One awkward conversation becomes: This relationship is over. One bad performance becomes: I’ve lost it. One setback becomes: This is how it all falls apart.

We don’t just feel the moment. We crown it. We let it become the last thing.

Jesus steps into that instinct.

“You will hear of wars and threats of wars … but don’t panic,” which is strange because Jesus doesn’t soften the picture for his listeners. He names it plainly: conflict, confusion, collapse. Things are going to shake personally, culturally, even religiously. The temple itself, the very symbol of stability in ancient Jewish culture, will fall.

In other words, the worst things really do happen.

But they’re not the last thing.

We often read Matthew 24, trying to figure out when everything will happen. Jesus seems far more interested in who we will be while it happens.

Think of a farmer in the middle of an Iowa spring. The ground is messy and unpredictable. Weather shifts. Nothing looks finished. But the farmer doesn’t stand there demanding clarity about harvest day. The farmer keeps sowing, knowing this moment—muddy, uncertain—is not the last thing.
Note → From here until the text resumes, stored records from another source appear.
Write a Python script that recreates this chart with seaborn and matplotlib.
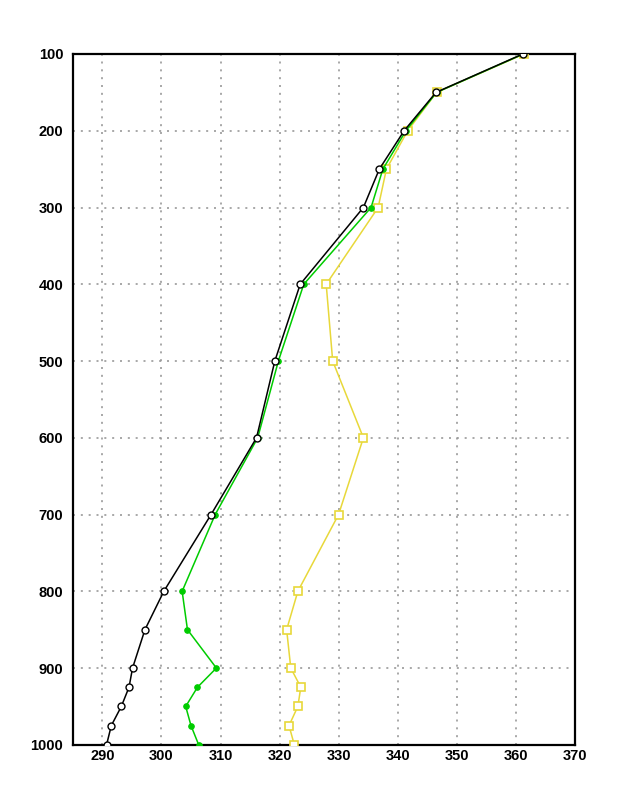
import matplotlib
matplotlib.use("Agg")
import matplotlib.pyplot as plt
import seaborn as sns
import pandas as pd

pressure = [100, 150, 200, 250, 300, 400, 500, 600, 700, 800, 850, 900, 925, 950, 975, 1000]
black_vals = [361.2, 346.5, 341.1, 336.9, 334.2, 323.5, 319.2, 316.1, 308.4, 300.4, 297.2, 295.1, 294.5, 293.2, 291.5, 290.7]
green_vals = [361.3, 346.6, 341.4, 337.5, 335.5, 324.1, 319.8, 316.3, 309.1, 303.5, 304.4, 309.3, 306.1, 304.1, 305.0, 306.3]
yellow_vals = [361.4, 346.6, 341.7, 338.1, 336.7, 327.9, 329.0, 334.2, 330.0, 323.1, 321.2, 321.9, 323.6, 323.1, 321.6, 322.5]

x_ticks = [290, 300, 310, 320, 330, 340, 350, 360, 370]
y_ticks = [100, 200, 300, 400, 500, 600, 700, 800, 900, 1000]

sns.set_style("white")
plt.rcParams['font.family'] = ['Liberation Sans', 'DejaVu Sans']
plt.rcParams['text.color'] = 'black'
plt.rcParams['xtick.color'] = 'black'
plt.rcParams['ytick.color'] = 'black'

fig = plt.figure(figsize=(6.18, 8.0), dpi=100)
ax = fig.add_axes([0.118, 0.069, 0.812, 0.8635])

df_black = pd.DataFrame({"T": black_vals, "p": pressure})
df_green = pd.DataFrame({"T": green_vals, "p": pressure})
df_yellow = pd.DataFrame({"T": yellow_vals, "p": pressure})

sns.lineplot(data=df_yellow, x="T", y="p", sort=False, estimator=None, ax=ax,
             color="#e8d83a", linewidth=1.1, marker="s", markersize=5.5,
             markerfacecolor="white", markeredgecolor="#e8d83a", markeredgewidth=1.2, zorder=3)
sns.lineplot(data=df_green, x="T", y="p", sort=False, estimator=None, ax=ax,
             color="#00cc00", linewidth=1.1, marker="o", markersize=4,
             markerfacecolor="#00cc00", markeredgecolor="#00cc00", zorder=4)
sns.lineplot(data=df_black, x="T", y="p", sort=False, estimator=None, ax=ax,
             color="black", linewidth=1.1, marker="o", markersize=5,
             markerfacecolor="white", markeredgecolor="black", markeredgewidth=1.0, zorder=5)

ax.set_xlim(285, 370)
ax.set_ylim(1000, 100)
ax.set_xticks(x_ticks)
ax.set_yticks(y_ticks)
ax.set_xticklabels([str(v) for v in x_ticks], fontweight="bold", fontsize=10.5)
ax.set_yticklabels([str(v) for v in y_ticks], fontweight="bold", fontsize=10.5)
ax.set_xlabel("")
ax.set_ylabel("")

ax.grid(True, color="#999999", linestyle=(0, (1.2, 3.5)), linewidth=1.2, zorder=1)
ax.set_axisbelow(True)

for side in ["left", "right", "top", "bottom"]:
    ax.spines[side].set_color("black")
    ax.spines[side].set_linewidth(1.6)

ax.tick_params(axis="y", direction="out", length=5, width=1.2, color="black", pad=2)
ax.tick_params(axis="x", direction="in", length=4, width=1.2, color="black", pad=3)

fig.savefig("out.png", dpi=100)
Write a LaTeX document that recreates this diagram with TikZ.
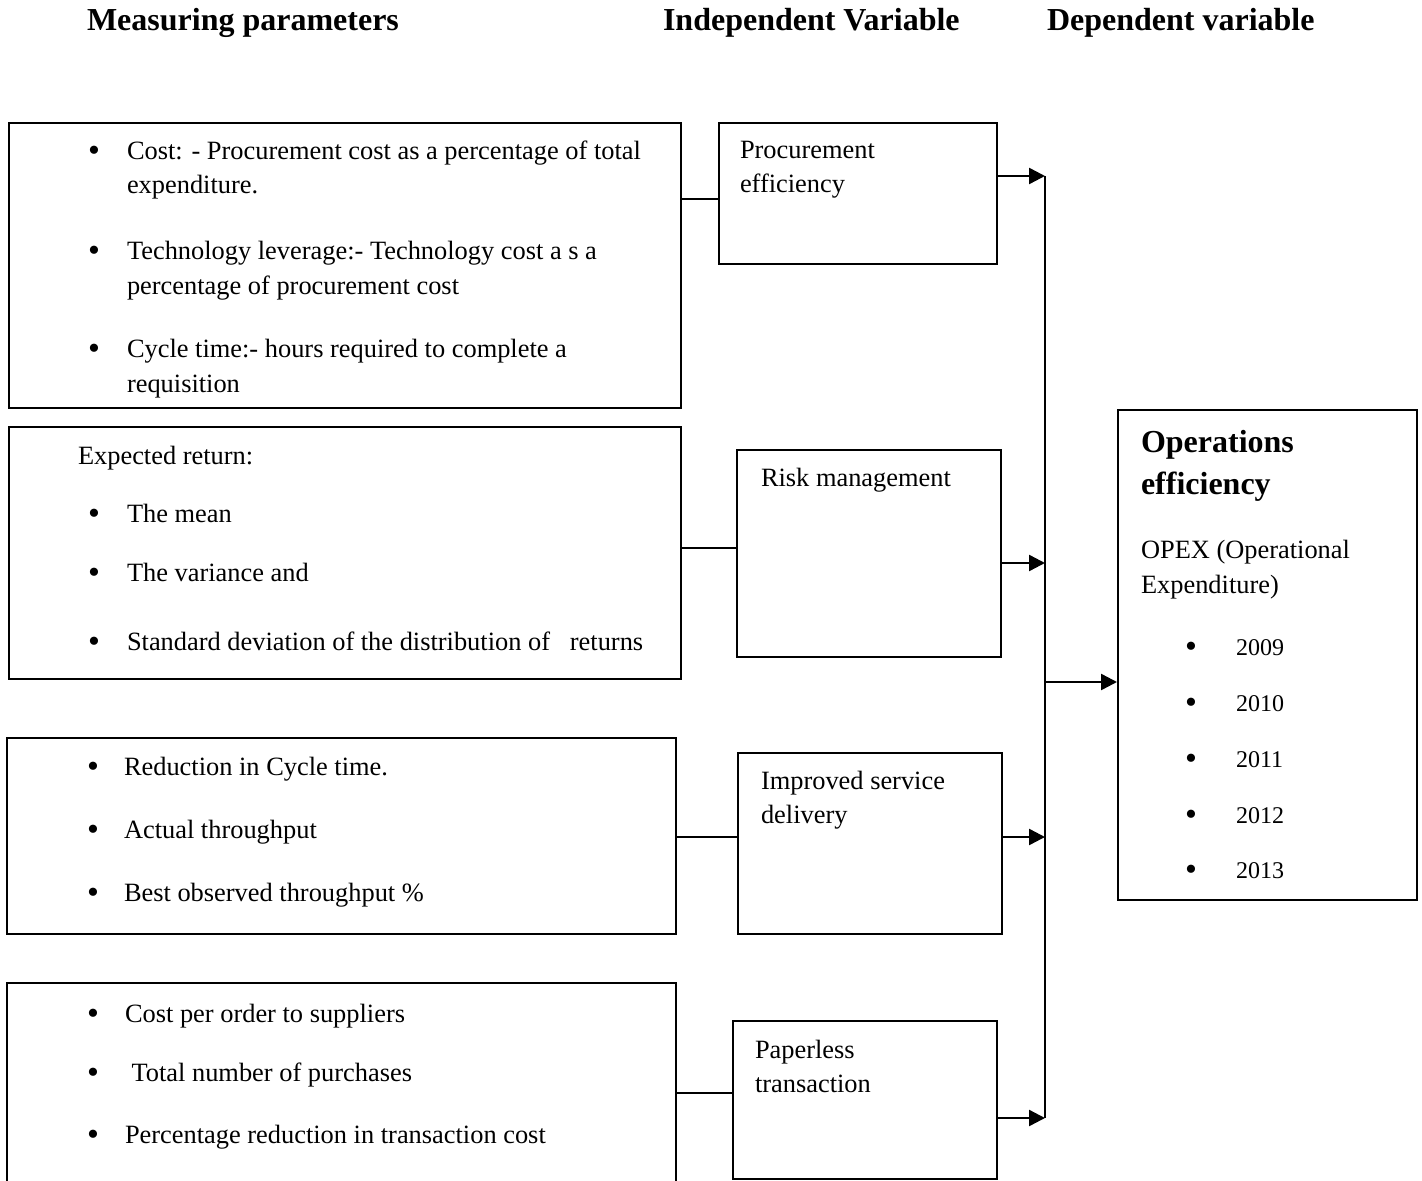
\documentclass[tikz,border=0pt]{standalone}
\usepackage{fontspec}
\setmainfont{Liberation Serif}
\usetikzlibrary{arrows.meta,fit}

\tikzset{every picture/.style={line width=1pt}}
\tikzset{
	box/.style={draw, inner sep=0pt},
	txt/.style={anchor=base west, inner sep=0pt, font=\fontsize{13.2}{15}\selectfont},
	yr/.style={anchor=base west, inner sep=0pt, font=\fontsize{12}{14}\selectfont},
	dot/.style={anchor=base west, inner sep=0pt, yshift=-1pt, font=\fontsize{17}{17}\selectfont},
	head/.style={anchor=base west, inner sep=0pt, font=\fontsize{16}{18}\selectfont\bfseries},
	big/.style={anchor=base west, inner sep=0pt, font=\fontsize{16}{18}\selectfont\bfseries},
	link/.style={line width=0.8pt},
	flow/.style={line width=1.2pt, -{Triangle[length=8pt,width=8pt]}}
}
% bullet line: name, bullet x, text x, baseline, text
\newcommand{\bitem}[6][txt]{%
	\node[dot] (#2b) at (#3,#5) {\textbullet};
	\node[#1] (#2) at (#4,#5) {#6};}

\begin{document}
\begin{tikzpicture}[x=0.5pt,y=-0.5pt]
	\clip (0,0) rectangle (1422,1181);
	
	% column headings
	\node[head] (hmeas) at (86,31) {Measuring parameters};
	\node[head] (hind) at (662,31) {Independent Variable};
	\node[head] (hdep) at (1046,31) {Dependent variable};
	
	% measuring parameter boxes
	\node[box, fit={(9,123) (681,408)}] (m1) {};
	\node[box, fit={(9,427) (681,679)}] (m2) {};
	\node[box, fit={(7,738) (676,934)}] (m3) {};
	\node[box, fit={(7,983) (676,1190)}] (m4) {};
	
	% independent variable boxes
	\node[box, fit={(719,123) (997,264)}] (p1) {};
	\node[box, fit={(737,450) (1001,657)}] (p2) {};
	\node[box, fit={(738,753) (1002,934)}] (p3) {};
	\node[box, fit={(733,1021) (997,1179)}] (p4) {};
	
	% dependent variable box
	\node[box, fit={(1118,410) (1417,900)}] (ops) {};
	
	% texts of m1
	\bitem{ma}{87}{126}{160}{Cost: - Procurement cost as a percentage of total}
	\node[txt] (ma2) at (126,194) {expenditure.};
	\bitem{mb}{87}{126}{260}{Technology leverage:- Technology cost a s a}
	\node[txt] (mb2) at (126,295) {percentage of procurement cost};
	\bitem{mc}{87}{126}{358}{Cycle time:- hours required to complete a}
	\node[txt] (mc2) at (126,393) {requisition};
	
	% texts of m2
	\node[txt] (md) at (77,465) {Expected return:};
	\bitem{me}{87}{126}{522}{The mean}
	\bitem{mf}{87}{126}{581}{The variance and}
	\bitem{mg}{87}{126}{650}{Standard deviation of the distribution of \ \ returns}
	
	% texts of m3
	\bitem{mh}{86}{123}{775}{Reduction in Cycle time.}
	\bitem{mi}{86}{123}{838}{Actual throughput}
	\bitem{mj}{86}{123}{901}{Best observed throughput \%}
	
	% texts of m4
	\bitem{mk}{86}{124}{1022}{Cost per order to suppliers}
	\bitem{ml}{86}{124}{1081}{\ Total number of purchases}
	\bitem{mm}{86}{124}{1143}{Percentage reduction in transaction cost}
	
	% texts of independent variables
	\node[txt] (pa) at (739,159) {Procurement};
	\node[txt] (pa2) at (739,193) {efficiency};
	\node[txt] (pb) at (760,486) {Risk management};
	\node[txt] (pc) at (760,789) {Improved service};
	\node[txt] (pc2) at (760,823) {delivery};
	\node[txt] (pd) at (754,1058) {Paperless};
	\node[txt] (pd2) at (754,1092) {transaction};
	
	% texts of dependent variable
	\node[big] (oa) at (1140,452) {Operations};
	\node[big] (oa2) at (1140,494) {efficiency};
	\node[txt] (ob) at (1140,558) {OPEX (Operational};
	\node[txt] (ob2) at (1140,593) {Expenditure)};
	\bitem[yr]{y1}{1184}{1235}{655}{2009}
	\bitem[yr]{y2}{1184}{1235}{711}{2010}
	\bitem[yr]{y3}{1184}{1235}{767}{2011}
	\bitem[yr]{y4}{1184}{1235}{823}{2012}
	\bitem[yr]{y5}{1184}{1235}{878}{2013}
	
	% links between parameter and variable boxes
	\coordinate (l1) at (700,199);
	\coordinate (l2) at (700,548);
	\coordinate (l3) at (700,837);
	\coordinate (l4) at (700,1093);
	\draw[link] (m1.east |- l1) -- (p1.west |- l1);
	\draw[link] (m2.east |- l2) -- (p2.west |- l2);
	\draw[link] (m3.east |- l3) -- (p3.west |- l3);
	\draw[link] (m4.east |- l4) -- (p4.west |- l4);
	
	% bus to dependent variable
	\coordinate (bus1) at (1045,176);
	\coordinate (bus2) at (1045,563);
	\coordinate (bus3) at (1045,837);
	\coordinate (bus4) at (1045,1118);
	\coordinate (bus0) at (1045,682);
	\draw[flow] (p1.east |- bus1) -- (bus1);
	\draw[flow] (p2.east |- bus2) -- (bus2);
	\draw[flow] (p3.east |- bus3) -- (bus3);
	\draw[flow] (p4.east |- bus4) -- (bus4);
	\draw[line width=1.2pt] (bus1) -- (bus4);
	\draw[flow] (bus0) -- (ops.west |- bus0);
	
\end{tikzpicture}
\end{document}
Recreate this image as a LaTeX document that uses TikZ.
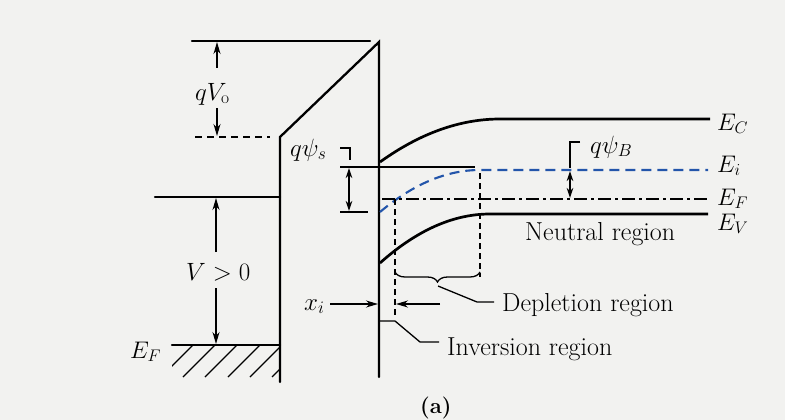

Jesus is forming those kinds of people.

People who don’t panic when the world trembles. People who don’t treat every loss like the end of the story. People who stay awake, faithful, and rooted. Because beneath all the shaking, something deeper is true: “The Son of Man is coming … and he will gather his chosen ones …”

That’s the last thing. Not the war. Not the loss. Not the unraveling.

A person.

In Jesus, endings are never what they seem. The cross looked like the worst thing—it was—but it wasn’t the last thing.

Resurrection was.

So, when things shake—and they will—Jesus doesn’t give us a timeline to master. He gives us a truth to live inside: This moment is real. This moment may be painful. This moment may even feel like everything is coming undone.

But it is not the last thing.

Jesus is.

Crown him.

Reflection:

  • What “worst thing” are you tempted to treat like the final word in your life right now?
  • Where might Jesus be inviting you to stay faithful instead of trying to gain control?
  • How would your outlook change if you could see that this moment is not the last thing, but Jesus is?